GT4: Prologue
Sony gives European gamers a brief taste of the highly anticipated Gran Turismo 4.
The release of Gran Turismo in 1997 hailed a revolution in console games. Not content with thrashing imaginary cars around the gaudy coastal roads of Ridge Racer, now console gamers wanted real physics, real car upgrades and real Japanese supercars shaped like bricks. The influence of GT cannot be understated, with many of the game's elements appearing in other games.
In retrospect, the two sequels have not quite lived up to that first brilliant game. Gran Turismo 2 was rushed and many new features were ditched so the game could finally get onto store shelves, even then it contained a few bugs. The third game, arriving rather late and dropping its GT2000 moniker, showed what you could get out of a PlayStation 2. But the game's structure had changed little, and despite the gorgeous graphics - the series had not moved on. The biggest problem for the franchise was that it wasn't a great racing game, the AI cars showed very little I, and seemed completely unaware of the player's presence.
There's no doubt that for a realistic driving experience, at least on a console, the GT franchise has yet to be beaten. But there are new games on the horizon such as Microsoft's Forza Motorsport, the development of which is lead by a veritable who's who of driving game experience. There's no doubt at all that GT4 will sell in the millions, but volume sales are not what we base reviews on here, what we're interested in is how good a game is.
And so we come to Gran Turismo 4: Prologue, a taster for the full GT4 coming later this year or perhaps early next year. Let's get the idea of a rip=off out of the way first. For £25 (cheaper if you shop around) you get fifty cars and five tracks, two game modes and the usual lovely replay facilities. If you feel £25 is a fair swap for that, and one must remember the original Ridge Racer at £50 for one track, then fair play to you my friend.
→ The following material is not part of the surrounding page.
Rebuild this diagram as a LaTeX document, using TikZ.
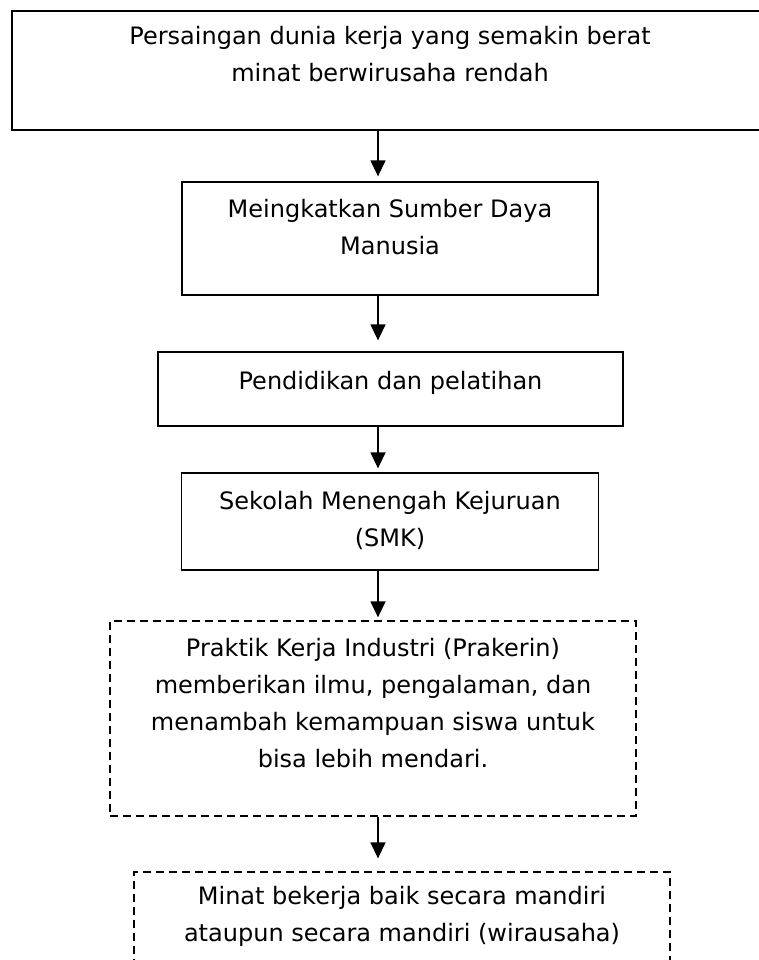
\documentclass[tikz,border=0pt]{standalone}
\usepackage{fontspec}
\setmainfont{DejaVu Sans}
\usetikzlibrary{positioning,arrows.meta}

\begin{document}
\begin{tikzpicture}[x=1pt,y=-1pt,
        kotak/.style={draw,line width=1.3pt,inner sep=0pt},
        putus/.style={kotak,dash pattern=on 8pt off 5pt},
        isi/.style={align=center,inner sep=0pt,font=\fontsize{24}{37}\selectfont},
        panah/.style={-{Triangle[length=16pt,width=15pt]},line width=1.4pt}]
        \clip (0,0) rectangle (759,960);
        \coordinate (ax) at (378,0);
        \node[kotak,minimum width=756pt,minimum height=119pt] (b1) at (390,70.5) {};
        \node[kotak,minimum width=416pt,minimum height=113pt] (b2) at (390,238.5) {};
        \node[kotak,minimum width=465pt,minimum height=74pt] (b3) at (390.5,389) {};
        \node[kotak,minimum width=417pt,minimum height=97pt] (b4) at (390,521.5) {};
        \node[putus,minimum width=526pt,minimum height=195pt] (b5) at (373,718.5) {};
        \node[putus,minimum width=536pt,minimum height=128pt] (b6) at (402,936) {};
        \node[isi,below=16pt of b1.north] (t1) {Persaingan dunia kerja yang semakin berat\\minat berwirusaha rendah};
        \node[isi,below=18pt of b2.north] (t2) {Meingkatkan Sumber Daya\\Manusia};
        \node[isi,below=20pt of b3.north] (t3) {Pendidikan dan pelatihan};
        \node[isi,below=19pt of b4.north] (t4) {Sekolah Menengah Kejuruan\\(SMK)};
        \node[isi,below=18pt of b5.north] (t5) {Praktik Kerja Industri (Prakerin)\\memberikan ilmu, pengalaman, dan\\menambah kemampuan siswa untuk\\bisa lebih mendari.};
        \node[isi,below=15pt of b6.north] (t6) {Minat bekerja baik secara mandiri\\ataupun secara mandiri (wirausaha)};
        \draw[panah,shorten >=5pt] (b1.south -| ax) -- (b2.north -| ax);
        \draw[panah,shorten >=11pt] (b2.south -| ax) -- (b3.north -| ax);
        \draw[panah,shorten >=4pt] (b3.south -| ax) -- (b4.north -| ax);
        \draw[panah,shorten >=3pt] (b4.south -| ax) -- (b5.north -| ax);
        \draw[panah,shorten >=13pt] (b5.south -| ax) -- (b6.north -| ax);
    \end{tikzpicture}
\end{document}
The centre of GT Prologue is the driving school and it really is an odd way of introducing the latest GT game to the masses. There can be for PS2 owners who haven't played another game in the Gran Turismo franchise, in fact one wonders why someone would own a PS2 and not GT3. With that in mind, the driving school starts at an appallingly basic level. Many of the initial tests are mind bafflingly simple, as though aimed at someone who has never played a videogame before, let alone a racing game.
GT Prologue is clearly aimed at a hardcore audience that doesn't have the patience to wait for the full GT4 game. Yet tests that require the player to drive in a straight line, go round a corner slowly, etc. seem ridiculously basic given the average level of skills among driving game fans. The tests do get much tougher later on, but really Sony should have developed a training program that was based on assuming players had actually used a joypad before - rather than this oddly tame remedial start.
It doesn't help matters that most of the cars earned in the early stages are identical underpowered boxy superminis. Many of GT's rivals have cottoned on to the fact you don't really need to offer the bottom end of the car market to gamers and instead concentrate on the more desirable cars. GT is sticking to the idea of covering all basis so there's a long period of driving superminis slowly around corners before anything with a decent velocity arrives in the player's lap. For GT veterans it's like graduating from university and then being told they have to learn to read all over again.